I visited Mars Hill tonight. I am amazed at the air of ignorance felt there, in regards to the controversy clouding in and crowding in on the place from the outside. I felt quite idolatrous even thinking of Rob Bell in a critical, consumerist fashion. Is he giving me what I am used to hearing? Was that a wise choice of words? How dare he be funny? And even examining the worship. Yes, of course, they would play that song. It’s so Mars Hill. Can you imagine? Struggling to worship as I myself try to understand the theology of the church?

Yet the hype seems to die every time I visit. I am sick of examining the church as a phenomenon, whether at Mars Hill or West Cannon, or elsewhere. I want to be a part of Jesus in the world. In his body, doing what he does. This is what spurred me to write this “Abigeauty” thing, if I do in fact write it. In technical terms, it is a struggle between the philosophy of looking back at the Bible—trying to model the worthy characters, follow all commands as timeless law, being an Acts style church—contrasted with what I suppose is what Mars Hill is at work on: Living and breathing as a moving, working body of Jesus in the world he has placed us in, as living out the projection of Scripture and this “new covenant” in Jesus’ blood.
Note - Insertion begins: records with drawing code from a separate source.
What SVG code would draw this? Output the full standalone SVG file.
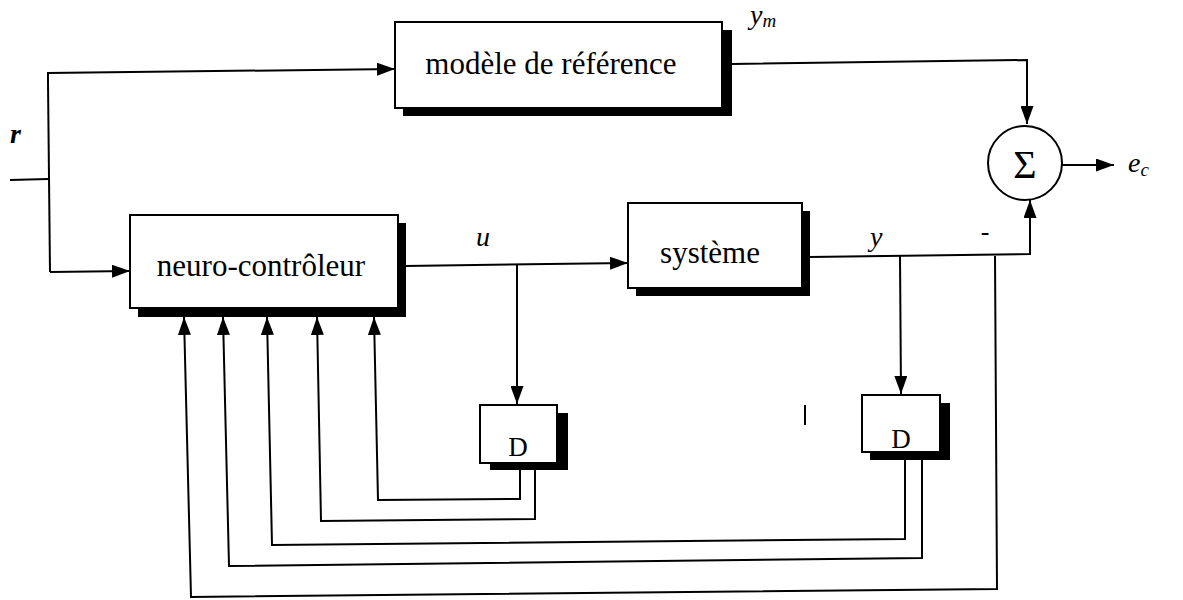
<svg xmlns="http://www.w3.org/2000/svg" width="1183" height="600" viewBox="0 0 1183 600">
<defs>
<marker id="ah" viewBox="0 0 18 13" refX="18" refY="6.5" markerWidth="18" markerHeight="13" markerUnits="userSpaceOnUse" orient="auto"><path d="M0,0 L18,6.5 L0,13 z" fill="#000"/></marker>
</defs>
<style>
.box{fill:#fff;stroke:#000;stroke-width:2}
.sh{fill:#000}
.ln{fill:none;stroke:#000;stroke-width:2}
.t{font-family:"Liberation Serif","Times New Roman",serif;fill:#000}
.lab{font-family:"Liberation Serif","Times New Roman",serif;font-style:italic;fill:#000;font-size:28px}
</style>
<rect width="1183" height="600" fill="#fff"/>
<g id="connectors">
<line class="ln" x1="10" y1="180" x2="48" y2="179"/>
<line class="ln" x1="48" y1="82" x2="50" y2="272"/>
<polyline class="ln" points="48,82 48,73 395,69" marker-end="url(#ah)"/>
<polyline class="ln" points="50,272 130,271" marker-end="url(#ah)"/>
<polyline class="ln" points="732,64 1027,60 1027,124" marker-end="url(#ah)"/>
<line class="ln" x1="1062" y1="165" x2="1114" y2="165" marker-end="url(#ah)"/>
<line class="ln" x1="405" y1="266" x2="628" y2="263" marker-end="url(#ah)"/>
<line class="ln" x1="517" y1="265" x2="517" y2="404" marker-end="url(#ah)"/>
<polyline class="ln" points="810,257 1030,254 1030,200" marker-end="url(#ah)"/>
<line class="ln" x1="900" y1="256" x2="901" y2="394" marker-end="url(#ah)"/>
<polyline class="ln" points="520,470 520,499 378,500 374,317" marker-end="url(#ah)"/>
<polyline class="ln" points="535,470 535,519 321,521 317,317" marker-end="url(#ah)"/>
<polyline class="ln" points="905,460 905,539 272,545 267,317" marker-end="url(#ah)"/>
<polyline class="ln" points="922,460 922,558 229,566 223,317" marker-end="url(#ah)"/>
<polyline class="ln" points="995,256 997,589 191,597 184,317" marker-end="url(#ah)"/>
<line class="ln" x1="805" y1="405" x2="805" y2="425" stroke-width="1.5"/>
</g>
<g id="modele">
<rect class="sh" x="403" y="30" width="329" height="86"/>
<rect class="box" x="395" y="22" width="327" height="86"/>
<text class="t" x="551" y="74" font-size="31" text-anchor="middle">modèle de référence</text>
</g>
<g id="neuro">
<rect class="sh" x="138" y="223" width="268" height="94"/>
<rect class="box" x="130" y="215" width="268" height="93"/>
<text class="t" x="261" y="276" font-size="31" text-anchor="middle">neuro-contrôleur</text>
</g>
<g id="systeme">
<rect class="sh" x="636" y="211" width="174" height="85"/>
<rect class="box" x="628" y="203" width="174" height="85"/>
<text class="t" x="710" y="263" font-size="31" text-anchor="middle">système</text>
</g>
<g id="d1">
<rect class="sh" x="490" y="413" width="78" height="57"/>
<rect class="box" x="480" y="405" width="77" height="58"/>
<text class="t" x="518" y="456" font-size="27" text-anchor="middle">D</text>
</g>
<g id="d2">
<rect class="sh" x="870" y="403" width="80" height="57"/>
<rect class="box" x="862" y="395" width="78" height="57"/>
<text class="t" x="901" y="448" font-size="27" text-anchor="middle">D</text>
</g>
<g id="sum">
<circle cx="1025" cy="163" r="37" fill="#fff" stroke="#000" stroke-width="2"/>
<text class="t" x="1025" y="178" font-size="40" text-anchor="middle">Σ</text>
</g>
<g id="labels">
<text class="lab" x="10" y="143" font-weight="bold">r</text>
<text class="lab" x="476" y="246">u</text>
<text class="lab" x="870" y="246">y</text>
<text class="lab" x="750" y="24">y<tspan font-size="19" dy="3">m</tspan></text>
<text class="lab" x="1128" y="172">e<tspan font-size="19" dy="4">c</tspan></text>
<text class="t" x="985" y="240" font-size="26" text-anchor="middle">-</text>
</g>
</svg>
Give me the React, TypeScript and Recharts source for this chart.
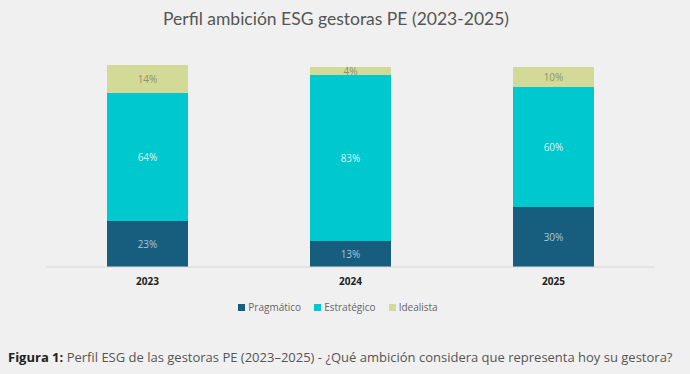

In doing this, Mars Hill has ignored commands, it would seem, like allowing a woman to be a deacon or pastor (a position with a different role for them than a traditional church). But if specific, cultural commands like this are to remain forever, how different is this covenant than that of Judaism? New look, same (not so great) taste. Or, if 2 Corinthians 3 teaches what I propose, it is the taste of death. If the old letter kills, would a new “letter” kill as well? Yet if what we were doing was being Jesus to our world in a holy pleasing way, how is a woman teaching an adult Sunday school class somehow disobedient? Surely it meant something in Paul’s day, but something about that kind of Biblical interpretation grinds against me terribly.

All these thoughts came about because a woman was interviewed on stage, telling her “story” of taking a teaching job in a Grand Rapids alternative high school. Rob used it as a launch pad to speak of Jesus’ teaching on the Good Samaritan. He asked a question of the story, “Who was the real priest? Who truly revealed God?” Anyways, after the service, a conservative friend of mine said, “I never thought I would hear a woman preacher tonight.” What a taboo topic in my circles. And how ridiculous! The issue of a woman’s role in the church has become the determining factor of a church being “liberal” or “conservative”. It seems so much smaller than the way of Jesus.

The Purpose of Posting

I am concerned that the way of Christ has become so, well, narrow. If God’s story is as epic as the Bible makes it seem, why is Christianity such a small answer, an option among the others? Why are church people so similar, church culture so…sanitary? The God of the universe must be more engaging than we are making Him seem. Part of my concern stems from the way we look at Scripture, always looking back at it, never using as a lens to look forward, to dream. That word has had some harsh treatment in some Christian circles. A shame. What if the new covenant, built not with letters, but in human hearts is not as certain as we have so often made it? What if God needs to be revealed differently to each generation, though He Himself doesn’t change? What if difference among Christians isn’t the problem, but the path to knowing the fullness of God? Understanding and ignorance are the paradox, not the problem. This is the paradox of God. And many (even me, I think) find it beautiful.